Nun zum Jugendbericht. Meine Damen und Herren, was soll man zu dem Jugendbericht sagen? Sie haben fleißig gearbeitet oder arbeiten lassen
und viele Seiten gefüllt, aber unter dem Strich ist es ein Offenbarungseid. Sie wurden gebeten, den Landesjugendbericht geschlechterdifferenziert zu verfassen. Diesem Auftrag, dieser Empfehlung sind Sie nicht gefolgt. Sie weisen darauf hin, dass die Jugendhilfeplanung im Land sehr heterogen verläuft. Das heißt, in einigen Kreisen verläuft sie sehr gut, in anderen weniger, und in wieder anderen ist es ein Trauerspiel. Aber was Sie aus dieser Erkenntnis schlussfolgern,
bleibt im Verborgenen. Sie weisen darauf hin, dass die Armut unter den Heranwachsenden in Baden-Württemberg
wächst. Aber Sie verschweigen, wie Sie darauf zu reagieren gedenken. Da sind ein paar Absichtserklärungen, aber keine Perspektiven, nichts Verbindliches. Das ist ein Zeugnis der politischen Hilflosigkeit. Das wissen Sie.

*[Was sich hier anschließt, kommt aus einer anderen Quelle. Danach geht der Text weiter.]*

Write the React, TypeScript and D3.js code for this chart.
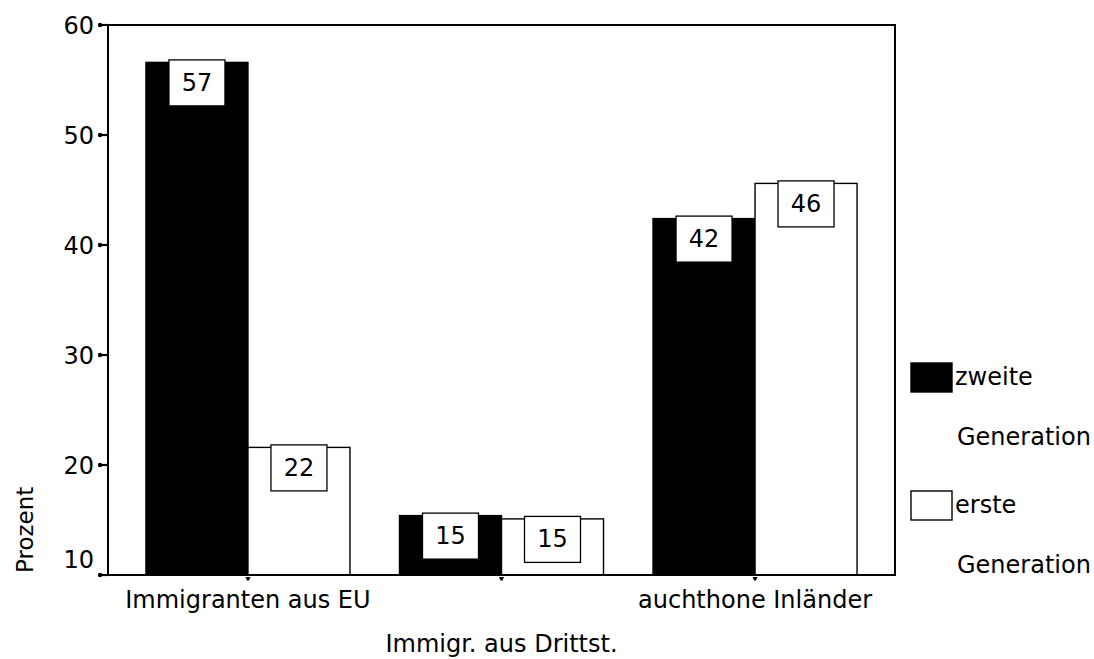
import React from "react";
import * as d3 from "d3";

const categories = ["Immigranten aus EU", "Immigr. aus Drittst.", "auchthone Inländer"];
const seriesNames = ["zweite Generation", "erste Generation"];
const zweite = [56.6, 15.4, 42.4];
const erste = [21.6, 15.1, 45.6];
const yTicks = [10, 20, 30, 40, 50, 60];
const legendLines = [["zweite", "Generation"], ["erste", "Generation"]];

const W = 1094;
const H = 659;
const left = 108;
const right = 895;
const top = 25;
const bottom = 575;
const FONT = "'DejaVu Sans', sans-serif";

export default function App() {
  const y = d3.scaleLinear().domain([10, 60]).range([bottom, top]);
  const x = d3.scalePoint<string>().domain(categories).range([left, right]).padding(0.552);
  const barW = 102;
  const x1 = d3.scaleBand<string>().domain(seriesNames).range([-barW, barW]).padding(0);
  const series = [zweite, erste];
  const fills = ["#000", "#fff"];

  return (
    <svg
      width={W}
      height={H}
      style={{ position: "absolute", left: 0, top: 0, display: "block", background: "#fff" }}
      fontFamily={FONT}
    >
      <rect x={0} y={0} width={W} height={H} fill="#fff" />
      {/* bars */}
      {categories.map((c, i) =>
        series.map((s, si) => {
          const bx = (x(c) as number) + (x1(seriesNames[si]) as number);
          const by = y(s[i]);
          return (
            <rect
              key={c + si}
              x={bx}
              y={by}
              width={x1.bandwidth()}
              height={bottom - by}
              fill={fills[si]}
              stroke="#000"
              strokeWidth={1.4}
            />
          );
        })
      )}
      {/* frame */}
      <rect x={left} y={top} width={right - left} height={bottom - top} fill="none" stroke="#000" strokeWidth={2} />
      <line x1={100} x2={left} y1={bottom} y2={bottom} stroke="#000" strokeWidth={2} />
      {/* y ticks */}
      {yTicks.map((t) => (
        <g key={t}>
          <line x1={100} x2={left} y1={y(t)} y2={y(t)} stroke="#000" strokeWidth={2.2} />
          <circle cx={100} cy={y(t)} r={2.2} fill="#000" />
          <text
            x={94}
            y={t === 10 ? y(t) - 7 : y(t) + 8.5}
            textAnchor="end"
            fontSize={24}
            fill="#000"
          >
            {t}
          </text>
        </g>
      ))}
      {/* x ticks and labels */}
      {categories.map((c, i) => (
        <g key={c}>
          <path
            d={`M${(x(c) as number) - 2.5},${bottom + 2} L${(x(c) as number) + 2.5},${bottom + 2} L${(x(c) as number) + 1},${bottom + 5.5} L${(x(c) as number) - 1},${bottom + 5.5} Z`}
            fill="#000"
          />
          <text
            x={x(c) as number}
            y={i === 1 ? 652 : 608}
            textAnchor="middle"
            fontSize={24}
            fill="#000"
          >
            {c}
          </text>
        </g>
      ))}
      {/* value labels */}
      {categories.map((c, i) =>
        series.map((s, si) => {
          const cx = (x(c) as number) + (x1(seriesNames[si]) as number) + x1.bandwidth() / 2;
          const by = y(s[i]) - 2.5;
          return (
            <g key={"l" + c + si}>
              <rect x={cx - 28} y={by} width={56} height={46} fill="#fff" stroke="#000" strokeWidth={1.3} />
              <text x={cx} y={by + 31} textAnchor="middle" fontSize={24} fill="#000">
                {Math.round(s[i])}
              </text>
            </g>
          );
        })
      )}
      {/* y axis title */}
      <text
        transform={`translate(33,573) rotate(-90)`}
        textAnchor="start"
        fontSize={23}
        fill="#000"
      >
        Prozent
      </text>
      {/* legend */}
      {legendLines.map((lines, li) => {
        const boxTop = 363 + li * 128;
        return (
          <g key={li}>
            <rect
              x={911}
              y={boxTop}
              width={41}
              height={29}
              fill={fills[li]}
              stroke="#000"
              strokeWidth={1.4}
            />
            <text x={955} y={boxTop + 22} fontSize={24} fill="#000">
              {lines[0]}
            </text>
            <text x={957} y={boxTop + 82} fontSize={24} fill="#000">
              {lines[1]}
            </text>
          </g>
        );
      })}
    </svg>
  );
}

Ich zitiere aus dem Jugendbericht:
Es wäre vermessen, wollte der Landesjugendbericht versuchen, die Fülle der in diesen Dokumenten und im Landesjugendbericht selbst zusammengetragenen Erkenntnisse vollständig zu bündeln und in Erwartungen an Politik und Praxis der Jugendhilfe der Zukunft umzusetzen.
Man kann es auch anders sagen: Die Landesregierung ist von der Fülle der Informationen erschlagen. Sie liegt jugendpolitisch darnieder und hat keinen Plan, wie sie sich wieder aufrappeln soll.
Wo findet denn der Leser oder die Leserin in diesem Bericht den Willen und den Plan, junge Leute wirklich ernst zu nehmen, sie mitreden und mitentscheiden zu lassen, wo das Versprechen, den Fehler der einseitigen Festlegung auf Jugendgemeinderäte in der Gemeindeordnung rückgängig zu machen, alle Partizipationsformen als gleichrangig und gleichwertig in die Gemeindeordnung aufzunehmen und die Jugendlichen selbst entscheiden zu lassen, in welcher Form ihre Partizipation zu geschehen hat?
Es wäre noch schöner, wenn wir jungen Leuten vorschrieben, in welcher Form die Jugendpartizipation vonstatten gehen soll.